What the task asks:
Leave out all pictures and return, exactly as written, the lines from the line containing "Generate a Python script that draws this with seaborn" to the line containing "from matplotlib.ticker import MultipleLocator", both ends kept.

Provided records:
***

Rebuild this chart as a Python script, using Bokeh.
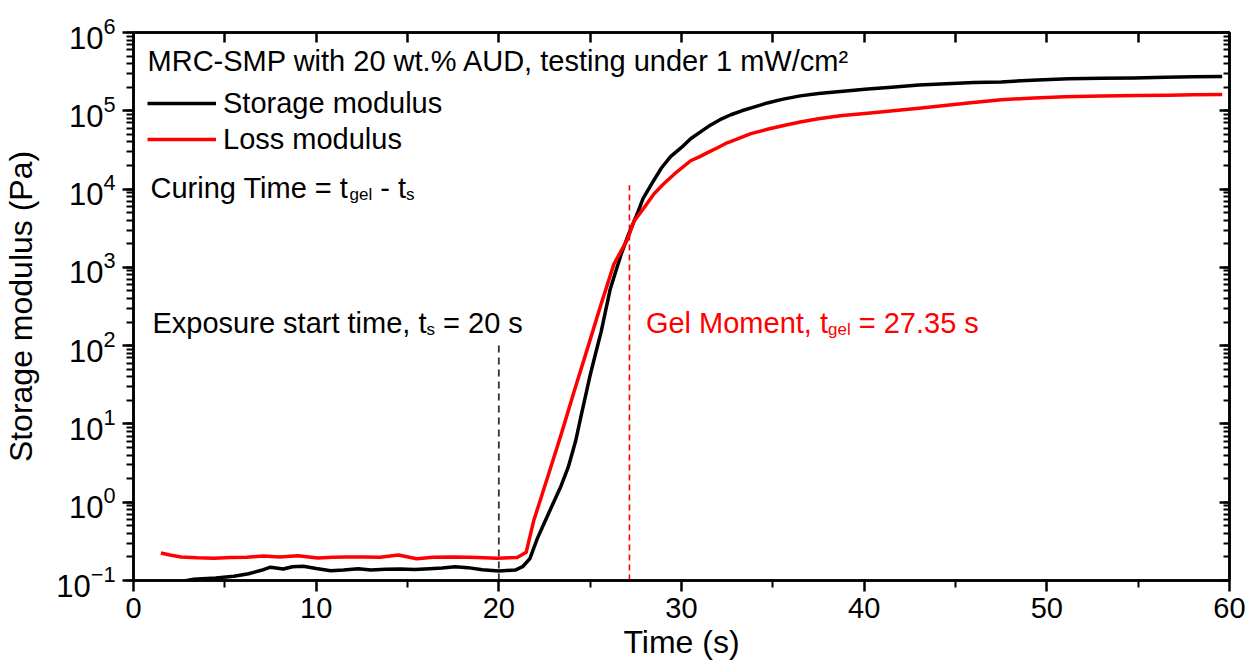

***

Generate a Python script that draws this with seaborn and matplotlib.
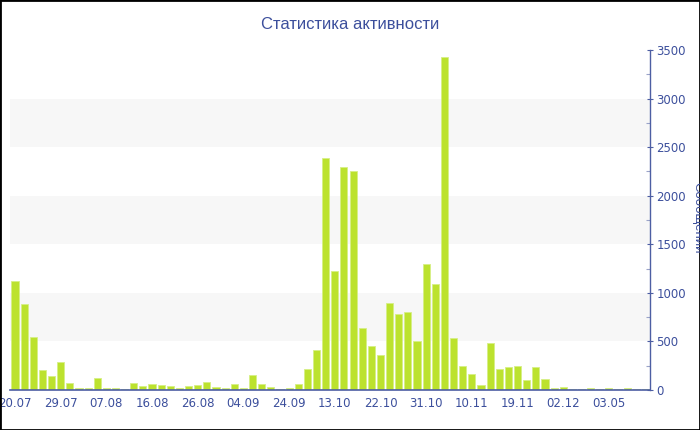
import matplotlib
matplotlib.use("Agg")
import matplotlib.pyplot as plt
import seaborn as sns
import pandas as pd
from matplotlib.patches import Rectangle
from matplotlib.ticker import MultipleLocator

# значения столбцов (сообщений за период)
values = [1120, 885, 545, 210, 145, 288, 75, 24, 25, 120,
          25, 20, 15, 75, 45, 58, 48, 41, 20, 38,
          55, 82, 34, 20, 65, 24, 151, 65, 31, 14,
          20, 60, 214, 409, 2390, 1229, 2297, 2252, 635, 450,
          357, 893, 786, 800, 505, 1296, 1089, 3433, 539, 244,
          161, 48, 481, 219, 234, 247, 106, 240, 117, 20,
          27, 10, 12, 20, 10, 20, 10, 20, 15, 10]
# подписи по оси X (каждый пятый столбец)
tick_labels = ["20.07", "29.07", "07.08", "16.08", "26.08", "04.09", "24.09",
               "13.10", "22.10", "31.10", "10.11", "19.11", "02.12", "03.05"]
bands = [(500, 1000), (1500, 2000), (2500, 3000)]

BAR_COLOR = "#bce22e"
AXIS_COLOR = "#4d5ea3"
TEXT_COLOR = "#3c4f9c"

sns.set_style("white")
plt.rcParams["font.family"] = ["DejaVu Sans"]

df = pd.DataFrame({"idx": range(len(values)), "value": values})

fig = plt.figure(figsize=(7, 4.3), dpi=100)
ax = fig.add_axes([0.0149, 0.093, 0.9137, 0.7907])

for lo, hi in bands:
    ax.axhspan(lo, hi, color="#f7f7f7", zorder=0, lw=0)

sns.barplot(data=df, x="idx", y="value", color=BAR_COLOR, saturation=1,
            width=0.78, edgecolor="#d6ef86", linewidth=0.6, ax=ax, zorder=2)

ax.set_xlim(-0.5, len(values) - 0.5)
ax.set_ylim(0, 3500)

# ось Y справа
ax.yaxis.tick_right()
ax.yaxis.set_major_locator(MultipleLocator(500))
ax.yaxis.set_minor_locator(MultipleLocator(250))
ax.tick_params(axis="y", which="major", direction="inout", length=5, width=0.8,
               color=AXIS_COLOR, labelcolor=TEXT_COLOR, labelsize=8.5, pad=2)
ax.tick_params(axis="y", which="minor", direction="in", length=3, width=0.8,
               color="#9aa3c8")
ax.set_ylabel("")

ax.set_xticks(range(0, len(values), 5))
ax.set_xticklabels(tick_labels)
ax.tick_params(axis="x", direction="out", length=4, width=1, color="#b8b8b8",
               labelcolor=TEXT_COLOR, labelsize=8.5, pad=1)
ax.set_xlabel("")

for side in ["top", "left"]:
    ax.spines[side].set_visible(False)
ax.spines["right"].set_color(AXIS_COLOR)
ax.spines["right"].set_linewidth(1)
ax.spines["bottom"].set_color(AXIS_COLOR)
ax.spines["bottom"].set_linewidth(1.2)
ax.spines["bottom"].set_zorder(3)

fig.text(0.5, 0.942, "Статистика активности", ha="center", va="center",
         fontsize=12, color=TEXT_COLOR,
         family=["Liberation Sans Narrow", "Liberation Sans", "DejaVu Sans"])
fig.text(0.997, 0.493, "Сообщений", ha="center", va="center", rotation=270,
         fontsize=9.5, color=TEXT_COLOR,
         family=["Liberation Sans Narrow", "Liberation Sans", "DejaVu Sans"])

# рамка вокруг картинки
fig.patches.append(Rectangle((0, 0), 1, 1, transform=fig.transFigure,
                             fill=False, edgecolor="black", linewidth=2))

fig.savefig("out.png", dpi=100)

***

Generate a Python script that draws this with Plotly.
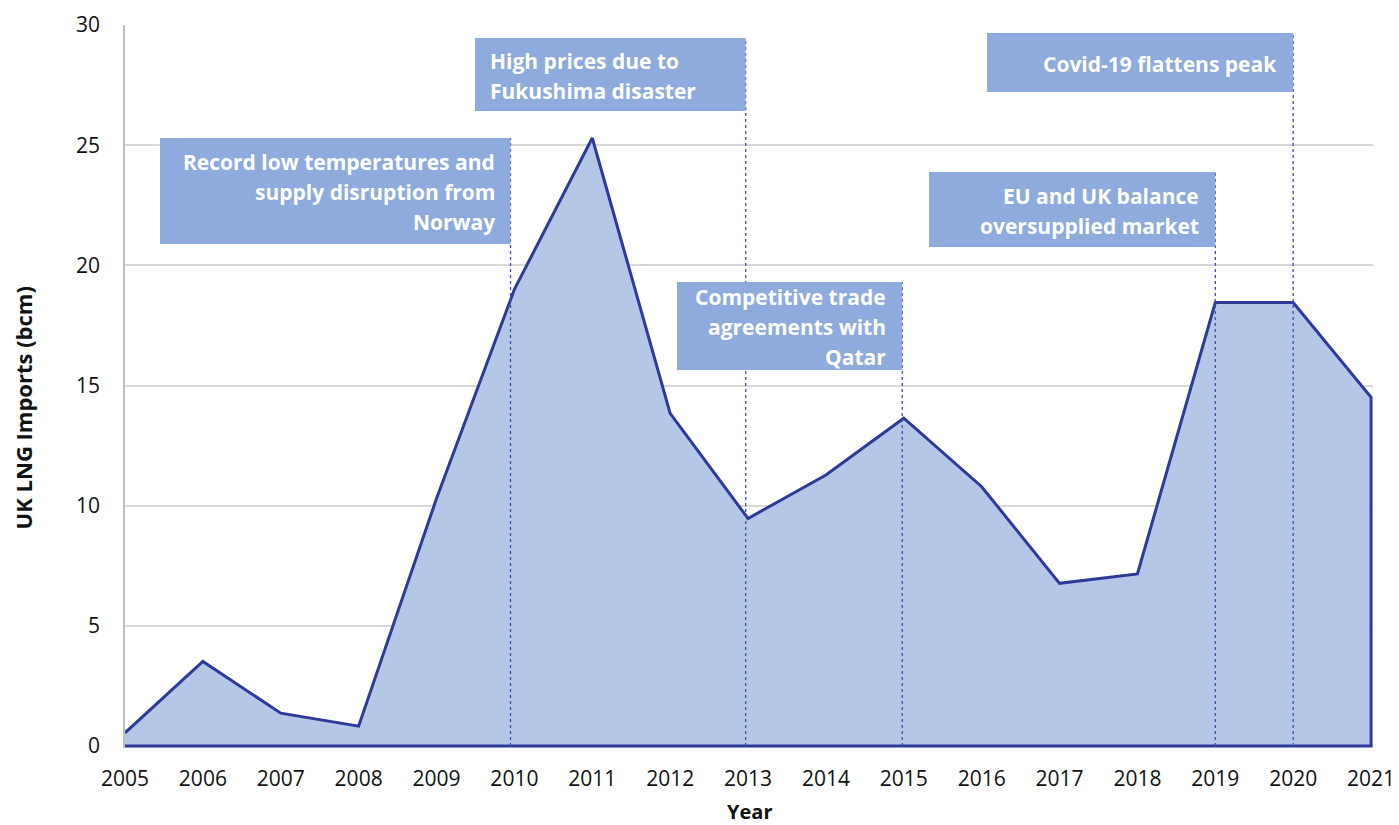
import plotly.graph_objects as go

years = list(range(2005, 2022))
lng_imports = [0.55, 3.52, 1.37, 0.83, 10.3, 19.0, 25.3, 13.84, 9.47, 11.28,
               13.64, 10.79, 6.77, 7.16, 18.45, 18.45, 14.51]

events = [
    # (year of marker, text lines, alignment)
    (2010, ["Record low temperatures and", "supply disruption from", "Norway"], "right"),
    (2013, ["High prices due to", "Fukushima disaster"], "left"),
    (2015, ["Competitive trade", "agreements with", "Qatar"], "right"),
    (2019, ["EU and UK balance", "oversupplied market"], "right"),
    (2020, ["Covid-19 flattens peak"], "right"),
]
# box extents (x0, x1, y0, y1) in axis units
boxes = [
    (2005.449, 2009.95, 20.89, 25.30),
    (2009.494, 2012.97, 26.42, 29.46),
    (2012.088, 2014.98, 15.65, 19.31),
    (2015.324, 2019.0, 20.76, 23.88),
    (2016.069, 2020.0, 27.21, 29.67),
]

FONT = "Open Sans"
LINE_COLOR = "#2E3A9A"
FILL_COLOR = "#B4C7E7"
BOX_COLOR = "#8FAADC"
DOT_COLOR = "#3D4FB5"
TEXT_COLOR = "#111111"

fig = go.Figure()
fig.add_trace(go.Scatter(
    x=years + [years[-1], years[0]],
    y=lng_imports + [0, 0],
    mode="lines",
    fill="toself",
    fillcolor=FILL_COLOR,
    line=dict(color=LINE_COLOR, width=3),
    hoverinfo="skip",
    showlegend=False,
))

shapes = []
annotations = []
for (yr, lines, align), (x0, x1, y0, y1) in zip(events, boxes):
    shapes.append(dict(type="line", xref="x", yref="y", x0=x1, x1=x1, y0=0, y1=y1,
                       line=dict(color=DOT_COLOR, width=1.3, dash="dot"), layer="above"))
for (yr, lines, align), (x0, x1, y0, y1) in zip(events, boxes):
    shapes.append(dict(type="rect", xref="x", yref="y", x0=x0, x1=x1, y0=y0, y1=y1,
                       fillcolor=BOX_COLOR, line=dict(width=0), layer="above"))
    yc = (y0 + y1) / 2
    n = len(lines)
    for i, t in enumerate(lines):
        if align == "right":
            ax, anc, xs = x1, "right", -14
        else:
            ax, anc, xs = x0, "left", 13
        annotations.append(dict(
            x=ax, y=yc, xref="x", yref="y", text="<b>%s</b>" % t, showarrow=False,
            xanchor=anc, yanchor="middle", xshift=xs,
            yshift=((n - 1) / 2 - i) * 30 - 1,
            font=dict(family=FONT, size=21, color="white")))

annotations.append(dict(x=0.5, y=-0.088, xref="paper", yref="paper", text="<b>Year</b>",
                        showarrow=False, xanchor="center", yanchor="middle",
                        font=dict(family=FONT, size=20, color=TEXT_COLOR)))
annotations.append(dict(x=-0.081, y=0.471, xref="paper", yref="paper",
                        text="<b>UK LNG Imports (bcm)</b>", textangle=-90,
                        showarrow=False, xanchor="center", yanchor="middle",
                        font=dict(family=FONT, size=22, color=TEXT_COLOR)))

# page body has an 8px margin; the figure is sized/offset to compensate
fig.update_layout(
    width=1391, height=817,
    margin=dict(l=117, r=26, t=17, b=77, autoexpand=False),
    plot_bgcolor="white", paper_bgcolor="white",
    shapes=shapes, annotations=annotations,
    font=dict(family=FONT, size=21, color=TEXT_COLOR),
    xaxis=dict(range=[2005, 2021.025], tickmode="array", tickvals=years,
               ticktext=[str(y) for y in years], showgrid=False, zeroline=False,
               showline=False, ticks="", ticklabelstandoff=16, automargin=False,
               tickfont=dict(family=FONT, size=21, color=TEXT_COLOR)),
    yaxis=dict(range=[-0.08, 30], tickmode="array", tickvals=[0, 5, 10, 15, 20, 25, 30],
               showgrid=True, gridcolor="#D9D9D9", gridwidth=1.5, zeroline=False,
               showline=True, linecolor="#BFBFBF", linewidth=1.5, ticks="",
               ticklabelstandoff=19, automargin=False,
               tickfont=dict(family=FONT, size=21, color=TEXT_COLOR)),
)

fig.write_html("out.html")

***

Complete answer:
Generate a Python script that draws this with seaborn and matplotlib.
import matplotlib
matplotlib.use("Agg")
import matplotlib.pyplot as plt
import seaborn as sns
import pandas as pd
from matplotlib.patches import Rectangle
from matplotlib.ticker import MultipleLocator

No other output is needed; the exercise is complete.